There is a certain kind of person who gets genuinely excited about manure in July, and this monthly growing guide from the Southern Lakes Kai Collective and local food growers would like to welcome you to the club, with raised beds and perennial propagation rounding out this month's advice.

When it comes to timber, untreated macrocarpa is the best choice for Southern Lakes conditions, lasting 10 to 15 years even in soil contact, well worth seeking out over cheaper, shorter-lived options.

Corrugated iron and repurposed heat-treated pallets are both good budget-friendly alternatives, though with pallets check the stamp on the side, using only ones marked HT or KD and avoiding anything marked MB or unstamped.

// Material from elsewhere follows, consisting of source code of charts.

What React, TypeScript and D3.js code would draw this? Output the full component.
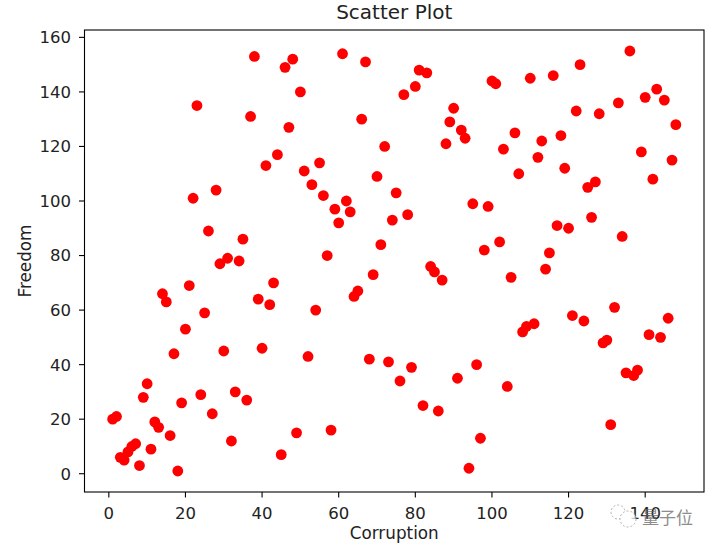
import React from 'react';
import * as d3 from 'd3';

// Corruption rank (x) and Freedom rank (y)
const corruption = [
  1, 2, 3, 4, 5, 6, 7, 8, 9, 10, 11, 12, 13, 14, 15, 16, 17, 18, 19, 20,
  21, 22, 23, 24, 25, 26, 27, 28, 29, 30, 31, 32, 33, 34, 35, 36, 37, 38, 39, 40,
  41, 42, 43, 44, 45, 46, 47, 48, 49, 50, 51, 52, 53, 54, 55, 56, 57, 58, 59, 60,
  61, 62, 63, 64, 65, 66, 67, 68, 69, 70, 71, 72, 73, 74, 75, 76, 77, 78, 79, 80,
  81, 82, 83, 84, 85, 86, 87, 88, 89, 90, 91, 92, 93, 94, 95, 96, 97, 98, 99, 100,
  101, 102, 103, 104, 105, 106, 107, 108, 109, 110, 111, 112, 113, 114, 115, 116, 117, 118, 119, 120,
  121, 122, 123, 124, 125, 126, 127, 128, 129, 130, 131, 132, 133, 134, 135, 136, 137, 138, 139, 140,
  141, 142, 143, 144, 145, 146, 147, 148,
];

const freedom = [
  20, 21, 6, 5, 8, 10, 11, 3, 28, 33, 9, 19, 17, 66, 63, 14, 44, 1, 26, 53,
  69, 101, 135, 29, 59, 89, 22, 104, 77, 45, 79, 12, 30, 78, 86, 27, 131, 153, 64, 46,
  113, 62, 70, 117, 7, 149, 127, 152, 15, 140, 111, 43, 106, 60, 114, 102, 80, 16, 97, 92,
  154, 100, 96, 65, 67, 130, 151, 42, 73, 109, 84, 120, 41, 93, 103, 34, 139, 95, 39, 142,
  148, 25, 147, 76, 74, 23, 71, 121, 129, 134, 35, 126, 123, 2, 99, 40, 13, 82, 98, 144,
  143, 85, 119, 32, 72, 125, 110, 52, 54, 145, 55, 116, 122, 75, 81, 146, 91, 124, 112, 90,
  58, 133, 150, 56, 105, 94, 107, 132, 48, 49, 18, 61, 136, 87, 37, 155, 36, 38, 118, 138,
  51, 108, 141, 50, 137, 57, 115, 128,
];

const xTicks = [0, 20, 40, 60, 80, 100, 120, 140];
const yTicks = [0, 20, 40, 60, 80, 100, 120, 140, 160];

const W = 716;
const H = 548;
const plot = { left: 84.5, right: 704, top: 30, bottom: 492 };
const font = 'DejaVu Sans, sans-serif';

// matplotlib-style 5% margins around the data extent
const padded = (vals: number[]) => {
  const [lo, hi] = d3.extent(vals) as [number, number];
  const p = (hi - lo) * 0.05;
  return [lo - p, hi + p];
};

const App: React.FC = () => {
  const x = d3.scaleLinear().domain(padded(corruption)).range([plot.left, plot.right]);
  const y = d3.scaleLinear().domain(padded(freedom)).range([plot.bottom, plot.top]);
  const points = corruption.map((c, i) => ({ c, f: freedom[i] }));
  const cx = (plot.left + plot.right) / 2;
  const cy = (plot.top + plot.bottom) / 2;

  return (
    <svg
      width={W}
      height={H}
      style={{ position: 'absolute', left: 0, top: 0, background: '#fff' }}
      fontFamily={font}
    >
      <rect x={0} y={0} width={W} height={H} fill="#fff" />
      <g>
        {points.map((d, i) => (
          <circle key={i} cx={x(d.c)} cy={y(d.f)} r={5.4} fill="#ff0000" />
        ))}
      </g>
      <rect
        x={plot.left}
        y={plot.top}
        width={plot.right - plot.left}
        height={plot.bottom - plot.top}
        fill="none"
        stroke="#000"
        strokeWidth={1.1}
      />
      {xTicks.map((t) => (
        <g key={t} transform={`translate(${x(t)},${plot.bottom})`}>
          <line y1={0} y2={5.5} stroke="#000" strokeWidth={1.1} />
          <text y={26.5} textAnchor="middle" fontSize={16.5} fill="#222">
            {t}
          </text>
        </g>
      ))}
      {yTicks.map((t) => (
        <g key={t} transform={`translate(${plot.left},${y(t)})`}>
          <line x1={0} x2={-5.5} stroke="#000" strokeWidth={1.1} />
          <text x={-13.5} dy="0.36em" textAnchor="end" fontSize={16.5} fill="#222">
            {t}
          </text>
        </g>
      ))}
      <text x={cx} y={538.5} textAnchor="middle" fontSize={16.8} fill="#222">
        Corruption
      </text>
      <text
        transform={`translate(30.5,${cy}) rotate(-90)`}
        textAnchor="middle"
        fontSize={16.8}
        fill="#222"
      >
        Freedom
      </text>
      <text x={cx} y={18.7} textAnchor="middle" fontSize={20} fill="#222">
        Scatter Plot
      </text>
      <g opacity={0.75}>
        <circle cx={618} cy={512} r={7} fill="#fff" stroke="#999" strokeWidth={1} strokeDasharray="2 2" />
        <circle cx={628} cy={519} r={8} fill="#fff" stroke="#999" strokeWidth={1} strokeDasharray="2 2" />
        <text x={642} y={524} fontSize={17} fill="#666" fontFamily="Noto Sans CJK SC">
          量子位
        </text>
      </g>
    </svg>
  );
};

export default App;
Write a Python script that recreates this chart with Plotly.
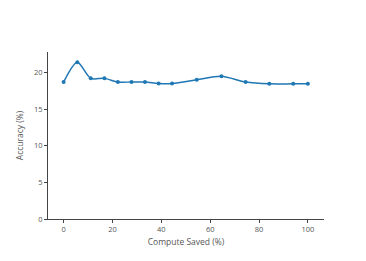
import plotly.graph_objects as go

compute_saved = [0, 5.6, 11.1, 16.7, 22.2, 27.8, 33.3, 38.9, 44.4, 54.5, 64.6, 74.5, 84.2, 94.0, 100]
accuracy = [18.7, 21.4, 19.2, 19.2, 18.7, 18.7, 18.7, 18.5, 18.5, 19.0, 19.5, 18.7, 18.45, 18.45, 18.45]

fig = go.Figure(go.Scatter(
    x=compute_saved, y=accuracy, mode="lines+markers",
    line=dict(color="#1f77b4", width=1.5, shape="spline", smoothing=0.8),
    marker=dict(color="#1f77b4", size=4),
))

axis_common = dict(
    showline=True, linecolor="#444", linewidth=1, showgrid=False, zeroline=False,
    ticks="outside", ticklen=3, tickcolor="#444",
    tickfont=dict(size=7.5, color="#555"),
)
fig.update_layout(
    width=366, height=261,
    margin=dict(l=34, r=50, t=44, b=50),
    plot_bgcolor="white", paper_bgcolor="white",
    font=dict(family="Open Sans, DejaVu Sans, sans-serif", size=8, color="#555"),
    showlegend=False,
    xaxis=dict(title=dict(text="Compute Saved (%)", font=dict(size=8.5), standoff=6),
               range=[-6.4, 106.6], dtick=20, **axis_common),
    yaxis=dict(title=dict(text="Accuracy (%)", font=dict(size=8.5), standoff=8),
               range=[0, 22.8], dtick=5, **axis_common),
)
fig.write_html("out.html")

Horse manure is often loaded with weed seed, so it is best bagged up with a little moisture and left for a few months to heat up and break down, or added to your compost pile to break down further, while chicken manure is so concentrated it should always be composted first and used sparingly — both manures can go straight into a garden bed now if you are not planning to plant anything before spring.

Winter is also a brilliant time to get perennials in the ground, and if you don't already have herbs, rhubarb or artichokes, ask around, since neighbours dividing their own plants will often have spare roots or clumps to give away.

Jerusalem artichokes, delicious tubers, can be harvested right through winter once their stalks die back, and leaving the smallest tubers behind will give you next year's crop for free, but newcomers should choose their spot carefully, since any tuber left behind will resprout and these plants tend to stay put for good.
If you don't have currant bushes of your own, winter pruning is the time to ask a gardening friend for a few offcuts, since a 15 to 20 cm length of bare stem pushed into a pot of potting mix will usually root by spring.

Key things to check on seed packets include days to harvest, germination temperature, frost hardiness and final size, all of which help you choose what will actually succeed in our shortish growing season.
Garlic, strawberries and broad beans are still going in, but everything else outdoors can wait for August's longer days.